Against this obtuse nastiness, it is no wonder that some trans people claim “real womanhood” for themselves. We understand that to be a way of saying “my gender identity exists, get over it”. And good luck to them, and to us all really, because many of us have to both fight against and muddle through over the expectations of gender identity with live with.

Identity politics
On the other hand we are concerned about the identity politics in trans activist circles.

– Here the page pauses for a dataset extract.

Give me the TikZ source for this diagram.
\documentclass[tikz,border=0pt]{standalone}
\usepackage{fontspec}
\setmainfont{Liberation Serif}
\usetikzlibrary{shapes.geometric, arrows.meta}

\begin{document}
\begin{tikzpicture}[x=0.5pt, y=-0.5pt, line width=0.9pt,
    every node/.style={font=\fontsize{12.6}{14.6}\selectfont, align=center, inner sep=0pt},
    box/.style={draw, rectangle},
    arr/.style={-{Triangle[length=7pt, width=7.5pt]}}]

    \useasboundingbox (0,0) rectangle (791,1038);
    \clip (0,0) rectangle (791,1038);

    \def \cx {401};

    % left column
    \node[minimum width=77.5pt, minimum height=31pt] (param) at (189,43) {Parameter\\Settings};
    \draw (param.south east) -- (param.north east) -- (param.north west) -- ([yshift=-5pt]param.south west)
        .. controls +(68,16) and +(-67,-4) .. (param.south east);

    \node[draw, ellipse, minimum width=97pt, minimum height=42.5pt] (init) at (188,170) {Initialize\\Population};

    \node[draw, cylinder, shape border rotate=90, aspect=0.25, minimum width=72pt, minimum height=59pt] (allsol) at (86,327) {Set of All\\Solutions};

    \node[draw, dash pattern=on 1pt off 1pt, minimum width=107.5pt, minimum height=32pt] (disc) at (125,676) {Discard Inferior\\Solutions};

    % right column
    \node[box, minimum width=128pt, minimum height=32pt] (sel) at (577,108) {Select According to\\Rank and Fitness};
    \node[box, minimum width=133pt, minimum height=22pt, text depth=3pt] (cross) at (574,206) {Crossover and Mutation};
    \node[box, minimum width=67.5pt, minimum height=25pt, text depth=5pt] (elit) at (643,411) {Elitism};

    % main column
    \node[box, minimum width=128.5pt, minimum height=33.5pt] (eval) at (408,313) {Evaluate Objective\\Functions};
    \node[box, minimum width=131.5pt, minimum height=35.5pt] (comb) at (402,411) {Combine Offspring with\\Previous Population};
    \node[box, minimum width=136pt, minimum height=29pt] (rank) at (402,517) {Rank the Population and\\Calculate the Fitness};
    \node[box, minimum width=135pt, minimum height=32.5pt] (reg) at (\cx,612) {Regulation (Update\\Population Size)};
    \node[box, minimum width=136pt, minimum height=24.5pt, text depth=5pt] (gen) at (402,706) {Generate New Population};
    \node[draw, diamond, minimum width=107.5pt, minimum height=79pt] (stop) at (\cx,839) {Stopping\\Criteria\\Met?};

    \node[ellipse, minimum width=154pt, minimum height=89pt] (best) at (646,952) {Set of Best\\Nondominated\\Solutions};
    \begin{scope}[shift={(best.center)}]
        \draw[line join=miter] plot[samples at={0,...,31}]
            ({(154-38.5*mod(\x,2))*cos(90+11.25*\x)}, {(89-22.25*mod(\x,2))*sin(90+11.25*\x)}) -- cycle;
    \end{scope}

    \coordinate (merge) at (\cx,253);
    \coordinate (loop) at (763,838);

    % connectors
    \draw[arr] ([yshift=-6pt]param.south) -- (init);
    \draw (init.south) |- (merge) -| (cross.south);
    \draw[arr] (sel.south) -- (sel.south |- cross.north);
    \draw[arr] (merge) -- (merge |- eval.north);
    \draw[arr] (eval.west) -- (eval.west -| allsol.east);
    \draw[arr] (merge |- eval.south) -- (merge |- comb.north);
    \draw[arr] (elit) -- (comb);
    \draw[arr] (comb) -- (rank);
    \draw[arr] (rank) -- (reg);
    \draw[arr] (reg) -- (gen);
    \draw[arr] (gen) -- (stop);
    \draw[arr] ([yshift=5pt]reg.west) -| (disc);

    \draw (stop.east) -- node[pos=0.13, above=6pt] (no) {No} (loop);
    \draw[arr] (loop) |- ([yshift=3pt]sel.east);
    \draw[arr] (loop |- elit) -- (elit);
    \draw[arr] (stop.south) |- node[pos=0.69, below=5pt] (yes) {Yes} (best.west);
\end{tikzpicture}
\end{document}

In fact we think there is a clash of different variants of identity politics here. One is a matter of women versus men, another is trans versus non trans. But we should not make the mistake of thinking our criticism of that politics puts us in agreement with those opportunistically raising those points as an argument against the amendments to the GRA, and against trans rights generally. The left needs a coherent and liberatory alternative, not miserable fault-finding.

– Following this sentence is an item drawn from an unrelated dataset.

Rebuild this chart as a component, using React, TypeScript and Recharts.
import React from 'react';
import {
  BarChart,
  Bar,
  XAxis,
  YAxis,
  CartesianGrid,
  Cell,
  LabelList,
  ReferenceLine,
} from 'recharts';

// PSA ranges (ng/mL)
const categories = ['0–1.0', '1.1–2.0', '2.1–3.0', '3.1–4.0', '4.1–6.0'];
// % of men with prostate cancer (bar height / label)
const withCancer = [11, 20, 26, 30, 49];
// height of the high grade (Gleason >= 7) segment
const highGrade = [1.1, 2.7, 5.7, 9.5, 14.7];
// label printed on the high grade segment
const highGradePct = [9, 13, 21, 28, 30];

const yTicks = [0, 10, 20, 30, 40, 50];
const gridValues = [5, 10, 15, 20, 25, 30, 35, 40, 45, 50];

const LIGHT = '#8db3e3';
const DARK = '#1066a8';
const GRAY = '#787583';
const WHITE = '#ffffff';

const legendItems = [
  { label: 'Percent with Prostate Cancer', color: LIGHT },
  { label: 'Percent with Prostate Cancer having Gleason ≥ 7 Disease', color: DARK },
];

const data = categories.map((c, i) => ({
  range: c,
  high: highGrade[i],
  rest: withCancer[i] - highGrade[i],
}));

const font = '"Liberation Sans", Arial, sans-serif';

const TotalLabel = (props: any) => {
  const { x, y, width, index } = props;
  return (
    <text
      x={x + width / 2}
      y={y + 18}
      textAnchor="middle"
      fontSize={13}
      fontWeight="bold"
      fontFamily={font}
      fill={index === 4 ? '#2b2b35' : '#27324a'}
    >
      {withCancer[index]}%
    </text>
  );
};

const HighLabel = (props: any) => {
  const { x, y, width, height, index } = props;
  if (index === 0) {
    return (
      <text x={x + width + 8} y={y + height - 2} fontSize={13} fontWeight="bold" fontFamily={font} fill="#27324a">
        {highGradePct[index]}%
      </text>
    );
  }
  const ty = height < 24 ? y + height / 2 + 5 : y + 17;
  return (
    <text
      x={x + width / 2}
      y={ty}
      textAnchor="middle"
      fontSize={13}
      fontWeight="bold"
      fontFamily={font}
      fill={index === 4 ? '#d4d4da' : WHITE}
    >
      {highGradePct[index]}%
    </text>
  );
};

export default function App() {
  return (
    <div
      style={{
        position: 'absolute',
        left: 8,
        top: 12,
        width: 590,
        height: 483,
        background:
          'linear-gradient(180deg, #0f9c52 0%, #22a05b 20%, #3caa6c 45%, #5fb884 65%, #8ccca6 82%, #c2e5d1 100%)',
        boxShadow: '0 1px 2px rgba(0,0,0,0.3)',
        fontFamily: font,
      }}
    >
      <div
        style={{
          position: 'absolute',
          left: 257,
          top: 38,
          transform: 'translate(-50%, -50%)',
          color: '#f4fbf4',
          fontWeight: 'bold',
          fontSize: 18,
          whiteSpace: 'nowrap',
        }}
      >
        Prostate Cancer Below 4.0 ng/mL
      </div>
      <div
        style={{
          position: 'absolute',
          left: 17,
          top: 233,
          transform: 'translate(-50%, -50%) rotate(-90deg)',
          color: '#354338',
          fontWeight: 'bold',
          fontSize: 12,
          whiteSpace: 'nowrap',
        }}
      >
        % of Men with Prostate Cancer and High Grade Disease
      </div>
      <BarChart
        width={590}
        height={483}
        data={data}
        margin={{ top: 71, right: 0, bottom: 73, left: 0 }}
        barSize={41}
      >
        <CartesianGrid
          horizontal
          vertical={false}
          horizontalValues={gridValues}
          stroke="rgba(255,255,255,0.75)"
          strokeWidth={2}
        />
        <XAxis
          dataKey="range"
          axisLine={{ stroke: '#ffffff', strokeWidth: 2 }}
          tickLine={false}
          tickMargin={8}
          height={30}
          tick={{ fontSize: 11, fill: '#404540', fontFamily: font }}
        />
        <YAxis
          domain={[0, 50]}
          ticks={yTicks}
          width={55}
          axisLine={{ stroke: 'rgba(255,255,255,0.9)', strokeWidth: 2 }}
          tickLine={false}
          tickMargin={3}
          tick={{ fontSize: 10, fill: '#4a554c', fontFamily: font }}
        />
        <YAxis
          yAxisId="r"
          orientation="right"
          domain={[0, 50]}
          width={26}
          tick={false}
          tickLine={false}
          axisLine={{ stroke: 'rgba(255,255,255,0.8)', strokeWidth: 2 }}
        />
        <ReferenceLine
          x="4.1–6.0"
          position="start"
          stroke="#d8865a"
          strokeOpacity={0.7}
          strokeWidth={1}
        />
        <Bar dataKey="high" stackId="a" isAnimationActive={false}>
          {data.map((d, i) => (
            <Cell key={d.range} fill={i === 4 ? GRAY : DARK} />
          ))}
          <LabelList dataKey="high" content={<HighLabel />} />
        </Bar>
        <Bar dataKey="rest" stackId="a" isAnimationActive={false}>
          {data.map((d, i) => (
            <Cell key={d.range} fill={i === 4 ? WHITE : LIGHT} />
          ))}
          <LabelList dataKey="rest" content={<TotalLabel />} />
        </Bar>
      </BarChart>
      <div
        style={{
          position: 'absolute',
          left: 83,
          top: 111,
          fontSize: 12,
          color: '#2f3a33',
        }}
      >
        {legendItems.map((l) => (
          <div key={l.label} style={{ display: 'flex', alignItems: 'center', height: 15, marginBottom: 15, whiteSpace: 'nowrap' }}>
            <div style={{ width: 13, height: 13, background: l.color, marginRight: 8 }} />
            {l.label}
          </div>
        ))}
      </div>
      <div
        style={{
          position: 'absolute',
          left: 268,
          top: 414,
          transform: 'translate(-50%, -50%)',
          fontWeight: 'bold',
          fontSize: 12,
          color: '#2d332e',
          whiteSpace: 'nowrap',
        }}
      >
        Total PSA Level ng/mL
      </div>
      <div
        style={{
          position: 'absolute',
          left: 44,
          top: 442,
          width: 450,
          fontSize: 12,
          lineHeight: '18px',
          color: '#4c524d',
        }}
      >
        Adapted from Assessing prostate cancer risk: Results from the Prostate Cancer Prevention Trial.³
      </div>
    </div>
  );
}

Censorship is wrong in principle but also very counterproductive. We have to persuade, not least because we want to win over people who are attracted to the anti-sexism of these feminists only to fall prey to their anti-trans bigotry.

The furore around the GRA amendments is a backlash. Answering the backlash means unpicking and challenging ideas, we can’t go round that. While the anti-trans feminist ideology does mesh with the dominant anti-trans narrative, for the most part this is combined with being “on the left” and fighting misogyny. There are other examples of left backwardness in history, prejudice towards lesbian and gay people was once widespread on the left, seen as “bourgeois deviationism”. So anti-GRA feminists are transphobic, but they are not the same as the far right. They are a toxic, and influential source for backward ideas in the labour movement.

Human beings have long defied gender, but some have found it impossible to live within either their sexed and gendered bodies, or the social expectations into which they are born, or both. It is only in recent history in the West that there has been a way to name this and describe this. That people are finding ways to get through their lives in a more manageable way is a good thing.

The fact is that all those who have been, will be or could be punished for not conforming to ascribed gender-roles face a shared source of oppression; trans and non-binary people, feminine men, non-trans women, we all should be marching together to fight gender oppression. Moreover, as the structures that oppress us are those created and perpetuated by capitalism, it is capitalism we want to bring down.